The task:
Please, without the pictures, retype exactly the lines from the start of the material through the line that holds "range at N = 1e8".
———
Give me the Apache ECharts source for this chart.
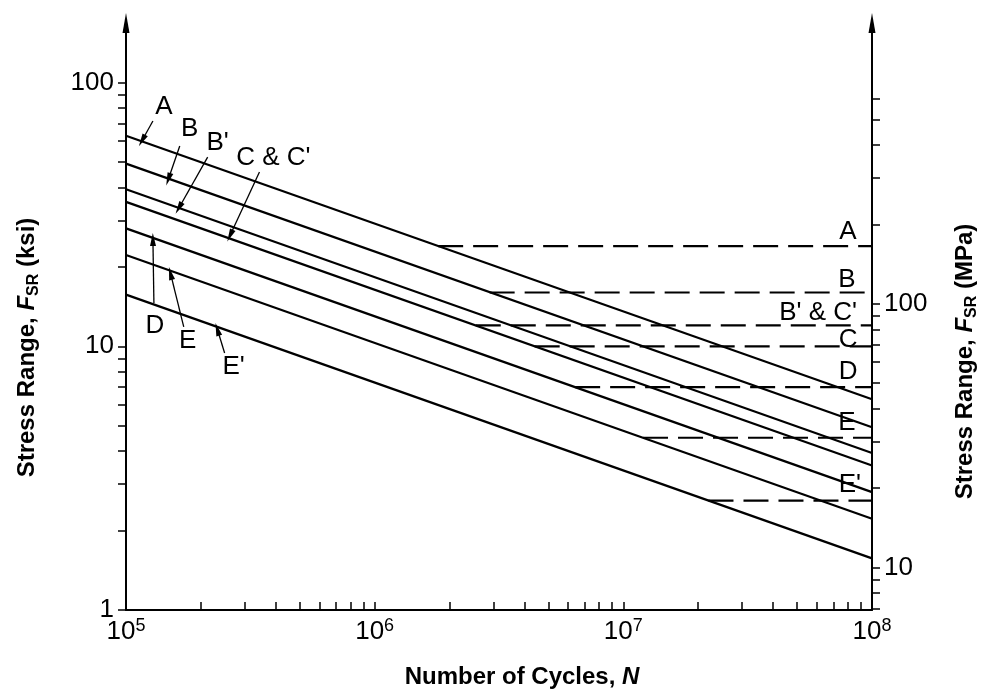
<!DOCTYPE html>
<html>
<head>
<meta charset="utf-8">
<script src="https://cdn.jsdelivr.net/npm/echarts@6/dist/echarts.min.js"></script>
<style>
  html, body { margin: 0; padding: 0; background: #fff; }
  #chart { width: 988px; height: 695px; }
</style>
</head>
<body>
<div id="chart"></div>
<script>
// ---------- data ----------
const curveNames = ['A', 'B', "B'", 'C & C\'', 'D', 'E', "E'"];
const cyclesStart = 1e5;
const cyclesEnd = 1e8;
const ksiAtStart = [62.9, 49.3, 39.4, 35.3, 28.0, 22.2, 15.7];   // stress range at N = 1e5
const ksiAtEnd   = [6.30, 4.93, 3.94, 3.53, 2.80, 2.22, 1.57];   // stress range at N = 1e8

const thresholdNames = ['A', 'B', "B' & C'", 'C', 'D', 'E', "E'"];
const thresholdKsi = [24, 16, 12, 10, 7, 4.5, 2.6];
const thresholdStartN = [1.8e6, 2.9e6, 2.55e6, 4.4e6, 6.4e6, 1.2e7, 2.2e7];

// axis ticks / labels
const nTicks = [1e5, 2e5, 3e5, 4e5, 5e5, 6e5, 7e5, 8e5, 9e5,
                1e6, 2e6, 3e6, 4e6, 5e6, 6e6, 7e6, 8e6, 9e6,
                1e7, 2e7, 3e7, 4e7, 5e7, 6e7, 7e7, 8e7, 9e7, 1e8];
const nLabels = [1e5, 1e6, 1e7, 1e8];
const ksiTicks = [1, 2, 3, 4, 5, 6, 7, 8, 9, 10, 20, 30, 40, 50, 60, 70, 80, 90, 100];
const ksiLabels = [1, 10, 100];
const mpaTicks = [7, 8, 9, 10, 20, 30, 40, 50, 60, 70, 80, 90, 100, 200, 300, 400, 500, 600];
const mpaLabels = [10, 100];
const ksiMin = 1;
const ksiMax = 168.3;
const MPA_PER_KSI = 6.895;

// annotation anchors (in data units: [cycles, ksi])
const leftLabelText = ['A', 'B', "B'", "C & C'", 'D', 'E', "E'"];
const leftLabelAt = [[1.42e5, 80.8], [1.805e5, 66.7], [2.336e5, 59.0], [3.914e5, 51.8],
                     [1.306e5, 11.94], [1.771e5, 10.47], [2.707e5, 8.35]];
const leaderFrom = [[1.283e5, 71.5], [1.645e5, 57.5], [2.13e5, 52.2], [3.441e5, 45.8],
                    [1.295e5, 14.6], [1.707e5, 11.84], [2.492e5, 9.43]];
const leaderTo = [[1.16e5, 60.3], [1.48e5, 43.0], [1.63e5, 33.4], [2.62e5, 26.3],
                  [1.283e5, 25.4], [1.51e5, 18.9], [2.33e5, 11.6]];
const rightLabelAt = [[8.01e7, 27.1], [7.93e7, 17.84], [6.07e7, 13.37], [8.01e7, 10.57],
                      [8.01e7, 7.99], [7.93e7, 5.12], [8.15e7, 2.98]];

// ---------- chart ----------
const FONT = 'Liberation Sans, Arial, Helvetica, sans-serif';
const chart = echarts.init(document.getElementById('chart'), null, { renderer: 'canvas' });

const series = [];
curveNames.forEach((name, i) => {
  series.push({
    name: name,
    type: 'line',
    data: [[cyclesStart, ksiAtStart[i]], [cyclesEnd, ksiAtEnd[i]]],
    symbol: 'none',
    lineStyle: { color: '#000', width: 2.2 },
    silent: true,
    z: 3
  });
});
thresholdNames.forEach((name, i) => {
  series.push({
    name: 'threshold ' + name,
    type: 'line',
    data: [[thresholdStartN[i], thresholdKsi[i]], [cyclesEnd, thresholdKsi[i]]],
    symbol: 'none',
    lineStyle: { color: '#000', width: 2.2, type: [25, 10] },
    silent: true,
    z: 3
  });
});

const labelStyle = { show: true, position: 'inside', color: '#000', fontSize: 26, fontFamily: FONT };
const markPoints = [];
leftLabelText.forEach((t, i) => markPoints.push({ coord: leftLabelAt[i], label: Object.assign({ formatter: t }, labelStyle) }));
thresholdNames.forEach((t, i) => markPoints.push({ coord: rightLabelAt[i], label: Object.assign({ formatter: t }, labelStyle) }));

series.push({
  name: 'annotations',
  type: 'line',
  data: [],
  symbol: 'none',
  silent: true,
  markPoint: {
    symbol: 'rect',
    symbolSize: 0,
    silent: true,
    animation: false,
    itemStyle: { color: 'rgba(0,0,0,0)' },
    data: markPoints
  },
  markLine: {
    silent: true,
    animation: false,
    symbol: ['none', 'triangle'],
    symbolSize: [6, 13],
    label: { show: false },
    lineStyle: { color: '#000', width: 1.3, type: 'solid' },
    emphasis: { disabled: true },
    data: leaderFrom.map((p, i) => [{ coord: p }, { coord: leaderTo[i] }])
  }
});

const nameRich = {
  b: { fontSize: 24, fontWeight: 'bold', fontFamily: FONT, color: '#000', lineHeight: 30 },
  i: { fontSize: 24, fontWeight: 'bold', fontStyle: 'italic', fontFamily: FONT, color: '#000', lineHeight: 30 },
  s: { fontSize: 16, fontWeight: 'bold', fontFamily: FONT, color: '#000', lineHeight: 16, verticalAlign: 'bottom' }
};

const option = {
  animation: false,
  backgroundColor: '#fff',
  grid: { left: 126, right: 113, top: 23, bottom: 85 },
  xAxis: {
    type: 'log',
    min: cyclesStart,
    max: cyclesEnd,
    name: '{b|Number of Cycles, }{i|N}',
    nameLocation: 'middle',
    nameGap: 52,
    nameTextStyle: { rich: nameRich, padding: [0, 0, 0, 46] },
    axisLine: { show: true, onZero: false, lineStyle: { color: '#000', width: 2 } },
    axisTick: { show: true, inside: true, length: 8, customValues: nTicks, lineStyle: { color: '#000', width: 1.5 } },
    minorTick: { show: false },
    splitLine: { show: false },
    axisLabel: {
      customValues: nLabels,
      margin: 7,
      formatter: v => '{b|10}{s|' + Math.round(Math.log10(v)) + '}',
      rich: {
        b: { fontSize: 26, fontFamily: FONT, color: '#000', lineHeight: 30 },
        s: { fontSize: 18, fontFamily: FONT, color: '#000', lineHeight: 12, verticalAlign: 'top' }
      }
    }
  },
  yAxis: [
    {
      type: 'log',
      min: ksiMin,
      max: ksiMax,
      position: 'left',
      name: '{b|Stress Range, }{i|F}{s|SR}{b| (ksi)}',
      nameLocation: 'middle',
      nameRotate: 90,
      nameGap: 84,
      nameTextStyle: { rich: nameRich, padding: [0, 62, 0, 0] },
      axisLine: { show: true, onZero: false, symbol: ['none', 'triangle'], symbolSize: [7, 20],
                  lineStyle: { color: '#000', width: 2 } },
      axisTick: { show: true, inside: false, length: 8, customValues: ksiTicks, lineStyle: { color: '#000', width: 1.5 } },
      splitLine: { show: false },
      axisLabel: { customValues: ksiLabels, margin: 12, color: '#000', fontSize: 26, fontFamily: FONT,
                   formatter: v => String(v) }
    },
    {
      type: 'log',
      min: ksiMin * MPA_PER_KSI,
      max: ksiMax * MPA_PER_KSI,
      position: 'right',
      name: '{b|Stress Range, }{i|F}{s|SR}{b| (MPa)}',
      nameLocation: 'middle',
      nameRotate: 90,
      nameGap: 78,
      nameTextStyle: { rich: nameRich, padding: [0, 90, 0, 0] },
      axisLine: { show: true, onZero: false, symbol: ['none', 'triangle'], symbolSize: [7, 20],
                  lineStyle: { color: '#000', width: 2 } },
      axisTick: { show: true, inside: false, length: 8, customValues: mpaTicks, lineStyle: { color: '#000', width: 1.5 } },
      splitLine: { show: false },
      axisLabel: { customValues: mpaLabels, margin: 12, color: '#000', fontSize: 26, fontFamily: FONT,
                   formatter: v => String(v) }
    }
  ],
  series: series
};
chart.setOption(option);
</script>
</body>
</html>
———
Task answer:
Give me the Apache ECharts source for this chart.
<!DOCTYPE html>
<html>
<head>
<meta charset="utf-8">
<script src="https://cdn.jsdelivr.net/npm/echarts@6/dist/echarts.min.js"></script>
<style>
  html, body { margin: 0; padding: 0; background: #fff; }
  #chart { width: 988px; height: 695px; }
</style>
</head>
<body>
<div id="chart"></div>
<script>
// ---------- data ----------
const curveNames = ['A', 'B', "B'", 'C & C\'', 'D', 'E', "E'"];
const cyclesStart = 1e5;
const cyclesEnd = 1e8;
const ksiAtStart = [62.9, 49.3, 39.4, 35.3, 28.0, 22.2, 15.7];   // stress range at N = 1e5
const ksiAtEnd   = [6.30, 4.93, 3.94, 3.53, 2.80, 2.22, 1.57];   // stress range at N = 1e8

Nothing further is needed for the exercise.